Nicaraguan lawyer, politician and trade unionist

Allan Adolfo Zambrana Salmerón (born circa 1954) is a Nicaraguan lawyer, politician and trade unionist.

==Biography==
He was active in labour organizing in the 1970s, and was jailed at several times by the Somoza regime. He was a leader of the United People's Movement (Movimiento Pueblo Unido). He served as the general secretary of the Central de Acción y Unificación Sindical (CAUS) trade union centre. After the victory of the Nicaraguan Revolution, he was a member of the State Council (representing CAUS). In October 1981 the State Council revoked his immunity, as he was sentenced to 29 months imprisonment for violating the Public Order Law. He was recognized as a prisoner of conscience by Amnesty International.

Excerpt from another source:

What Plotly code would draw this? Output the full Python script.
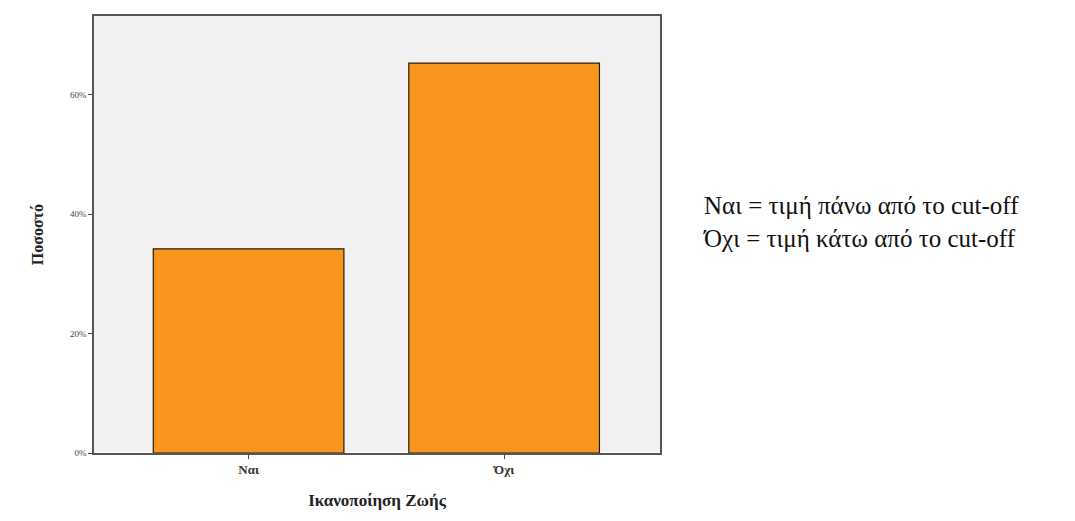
import plotly.graph_objects as go

categories = ["Ναι", "Όχι"]
values = [34.2, 65.3]
tick_vals = [0, 20, 40, 60]
tick_text = ["0%", "20%", "40%", "60%"]

fig = go.Figure()
fig.add_trace(go.Bar(
    x=categories, y=values, width=0.746,
    marker=dict(color="#F7951E", line=dict(color="#2a1a0a", width=1.2)),
))

fig.update_layout(
    width=1075, height=521,
    margin=dict(l=86, r=423, t=6, b=76),
    paper_bgcolor="white", plot_bgcolor="#F1F1F1",
    showlegend=False,
    font=dict(family="Liberation Serif", color="#222"),
    xaxis=dict(
        range=[-0.605, 1.61], showgrid=False, ticks="outside", ticklen=4,
        tickfont=dict(size=13, family="Liberation Serif", color="#333"),
        showline=True, linecolor="#555", mirror=True, linewidth=1.5,
        title=dict(text="<b>Ικανοποίηση Ζωής</b>", font=dict(size=17, family="Liberation Serif"), standoff=18),
    ),
    yaxis=dict(
        range=[0, 73.2], showgrid=False, ticks="outside", ticklen=4,
        tickvals=tick_vals, ticktext=tick_text,
        tickfont=dict(size=9, family="Liberation Serif", color="#444"),
        showline=True, linecolor="#555", mirror=True, linewidth=1.5,
        title=dict(text="<b>Ποσοστό</b>", font=dict(size=16, family="Liberation Serif"), standoff=22),
    ),
)
fig.update_xaxes(tickprefix="<b>", ticksuffix="</b>")

fig.add_annotation(
    text="Ναι = τιμή πάνω από το cut-off<br>Όχι = τιμή κάτω από το cut-off",
    xref="paper", yref="paper", x=1.072, y=0.528, xanchor="left", yanchor="middle",
    showarrow=False, align="left",
    font=dict(size=25, family="Liberation Serif", color="#111"),
)

fig.write_html("out.html")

Zambrana Salmerón was the Communist Party of Nicaragua candidate for the presidency in the 1984 Nicaraguan general election. He obtained 16,034 votes (1.5%). He was a member of the National Assembly 1984-1990. In the 1990 Nicaraguan general election, he became an alternate member of the National Assembly for deputy Elí Altamirano.

As of the early 1990s, Zambrana Salmerón was one of seven members of the politburo of the Communist Party of Nicaragua. He was later expelled from the Communist Party.

He served on the board of the Permanent Commission for Human Rights (CPDH).